Volviendo a la pregunta de inicio, o dándole la vuelta, ¿nos preocupan las cosas porque nos afectan en nuestras vidas o porque nos dicen lo preocupantes que son? Con la inmigración, en concreto, además de las desoladoras historias y escenas que depara, hemos asistido este verano a un debate político encendido e inflamado, que ha sido objeto, claro está, de un amplísimo despliegue informativo en los medios, propagado a las tertulias y las tribunas de opinión. El tono de ese debate ha sido, una vez más, bronco y pasional. Y es lo que pasa con los asuntos que apelan a las emociones. Que consiguen dar la sensación de que nos afectan más y suben en las listas de temas que preocupan a la opinión pública.

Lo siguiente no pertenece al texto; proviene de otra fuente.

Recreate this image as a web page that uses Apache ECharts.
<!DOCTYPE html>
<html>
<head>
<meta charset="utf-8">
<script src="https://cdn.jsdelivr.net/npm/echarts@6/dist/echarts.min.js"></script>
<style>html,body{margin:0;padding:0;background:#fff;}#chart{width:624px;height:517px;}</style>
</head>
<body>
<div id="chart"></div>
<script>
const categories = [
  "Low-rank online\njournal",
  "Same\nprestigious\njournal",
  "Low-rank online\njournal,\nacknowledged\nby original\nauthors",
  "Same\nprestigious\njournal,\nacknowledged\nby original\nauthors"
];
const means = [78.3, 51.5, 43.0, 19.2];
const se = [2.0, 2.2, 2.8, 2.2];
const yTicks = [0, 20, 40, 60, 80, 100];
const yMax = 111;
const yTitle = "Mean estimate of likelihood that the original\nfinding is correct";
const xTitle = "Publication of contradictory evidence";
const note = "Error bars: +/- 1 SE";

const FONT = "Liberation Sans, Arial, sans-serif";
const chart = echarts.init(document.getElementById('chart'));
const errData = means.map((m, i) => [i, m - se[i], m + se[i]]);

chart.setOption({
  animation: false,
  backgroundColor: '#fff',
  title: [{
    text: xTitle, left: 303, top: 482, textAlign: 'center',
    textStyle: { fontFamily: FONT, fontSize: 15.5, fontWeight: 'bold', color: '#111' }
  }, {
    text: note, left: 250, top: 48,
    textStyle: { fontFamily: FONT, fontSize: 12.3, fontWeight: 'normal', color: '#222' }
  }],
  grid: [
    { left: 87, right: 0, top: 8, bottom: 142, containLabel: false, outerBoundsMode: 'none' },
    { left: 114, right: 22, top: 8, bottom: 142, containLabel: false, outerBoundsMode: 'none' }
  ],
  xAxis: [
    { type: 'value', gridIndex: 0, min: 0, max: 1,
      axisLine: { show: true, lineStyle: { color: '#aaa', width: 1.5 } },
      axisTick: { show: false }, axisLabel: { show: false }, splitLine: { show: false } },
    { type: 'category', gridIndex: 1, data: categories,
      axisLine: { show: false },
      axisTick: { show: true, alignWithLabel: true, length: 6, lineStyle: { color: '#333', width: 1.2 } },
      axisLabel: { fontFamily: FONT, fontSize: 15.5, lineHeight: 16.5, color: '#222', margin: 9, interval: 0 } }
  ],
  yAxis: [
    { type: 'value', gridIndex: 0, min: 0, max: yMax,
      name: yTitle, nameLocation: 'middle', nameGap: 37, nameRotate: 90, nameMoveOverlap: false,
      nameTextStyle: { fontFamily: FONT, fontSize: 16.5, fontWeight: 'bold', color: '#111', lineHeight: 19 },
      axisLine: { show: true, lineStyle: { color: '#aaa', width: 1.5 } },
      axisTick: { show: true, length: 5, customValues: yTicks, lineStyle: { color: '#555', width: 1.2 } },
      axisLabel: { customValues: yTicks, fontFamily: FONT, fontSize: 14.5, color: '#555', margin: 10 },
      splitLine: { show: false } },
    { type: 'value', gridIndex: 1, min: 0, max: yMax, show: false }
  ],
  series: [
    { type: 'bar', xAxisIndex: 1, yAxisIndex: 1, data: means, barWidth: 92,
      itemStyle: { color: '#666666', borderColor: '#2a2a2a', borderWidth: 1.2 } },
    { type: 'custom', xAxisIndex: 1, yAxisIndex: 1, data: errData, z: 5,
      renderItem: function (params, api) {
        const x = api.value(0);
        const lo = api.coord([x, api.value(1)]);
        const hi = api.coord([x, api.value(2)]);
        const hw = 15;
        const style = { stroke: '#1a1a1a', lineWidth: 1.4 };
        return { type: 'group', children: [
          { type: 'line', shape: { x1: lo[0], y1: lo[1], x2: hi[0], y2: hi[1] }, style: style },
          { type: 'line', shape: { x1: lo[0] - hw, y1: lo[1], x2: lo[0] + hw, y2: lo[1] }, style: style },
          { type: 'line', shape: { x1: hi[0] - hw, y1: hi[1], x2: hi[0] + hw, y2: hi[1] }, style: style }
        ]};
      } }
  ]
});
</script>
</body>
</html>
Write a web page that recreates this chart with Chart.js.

De vivienda, en cambio, se habla más bien poco, o menos de lo que se debería. No porque los medios no saquen a menudo historias que reflejan lo crudo que lo tiene la mayoría de la población. Pero trascienden poco al debate político. Más allá de eventuales declaraciones de intenciones, promesas al viento, proyecciones de nuevas leyes que se presume que al final dejarán las cosas igual que están… A la hora de la verdad, se pasa de puntillas. No se generan intensos debates que prendan en el clima social y enciendan a la gente, como sucede con otros asuntos. Más que nada, porque los políticos no quieren llevarlo ahí. Unos y otros saben que en este asunto tienen muy poco que hacer. Depende de otros poderes, y por mucho que quisieran, ellos están atados de manos.
Como casi nada es casualidad, recurrentemente nos invitan a prestar toda la atención a determinados asuntos y a estar más pendientes de esos que de otros. Probablemente, si la gente saliera en masa a la calle a protestar por el coste de la vivienda en todas las ciudades de España, el asunto podría tomar otros derroteros. Pero ya se procura que salgan a protestar por otras cosas. ¿Cómo? Hablando, discutiendo, soflamando e insultándose por esas cosas. Poniendo el foco en aquello que conviene que a la gente le preocupe, si es necesario, sirviéndonoslo hasta en la sopa. Dicho de otro modo, diciéndole a la gente lo que le debe preocupar.
Y es lo que los ciudadanos con conciencia crítica deberíamos evitar. Tener muy claro cada uno, sin necesidad de que nadie nos lo diga, lo que nos parece que es importante, necesario, acuciante o inadmisible. Lo que nos preocupa de verdad.